The site was originally intended to become a parking garage, but after excavations revealed archaeological findings, the city of Seville decided to make the site a museum and community center. Metropol Parasol now houses the museum, a farmers market, and an elevated plaza. The underground level (Level 0) houses the Antiquarium, where Roman and Moorish remains discovered on site are displayed. Level 1 (street level) is the Central Market. The roof of Level 1 is the surface of the open-air plaza, shaded by the wooden parasols above and designed for public events. Levels 2 and 3 are the two stages of the panoramic terraces which including a restaurant, offering one of the best views of the surrounding city.

The structure consists of six parasols in the form of giant mushrooms, whose design is inspired by the vaults of the Cathedral de Seville and the ficus trees in the nearby Plaza de Cristo de Burgos.

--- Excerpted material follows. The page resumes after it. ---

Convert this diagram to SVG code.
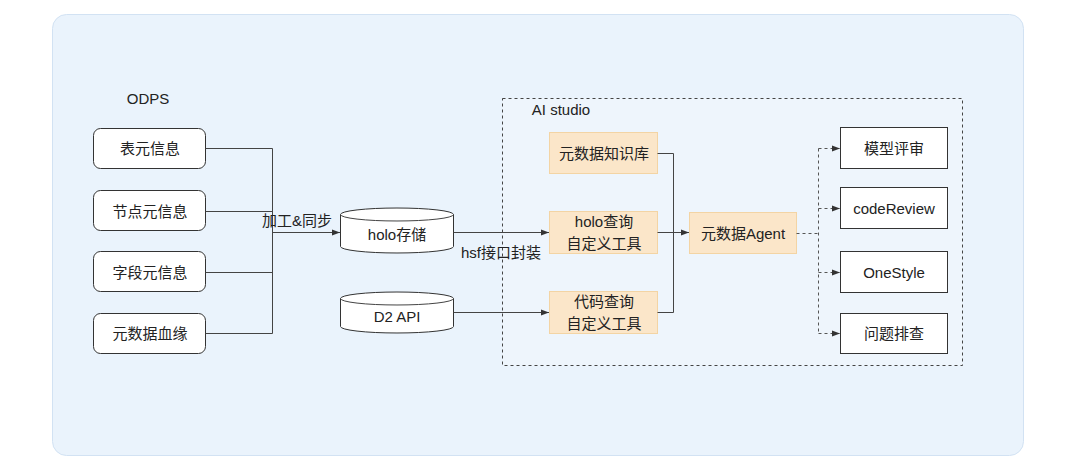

To avoid disturbing the Roman ruins, columns supporting the roof could only come down in a few places. The structural system uses laminated timber (birch tree imported from Finland because of its straight qualities) and steel, held together with high-performing glue, tested to ensure it would withstand the highest imaginable temperatures in the region. Among the project’s boasts is that it is the world’s largest building to be held together by glue.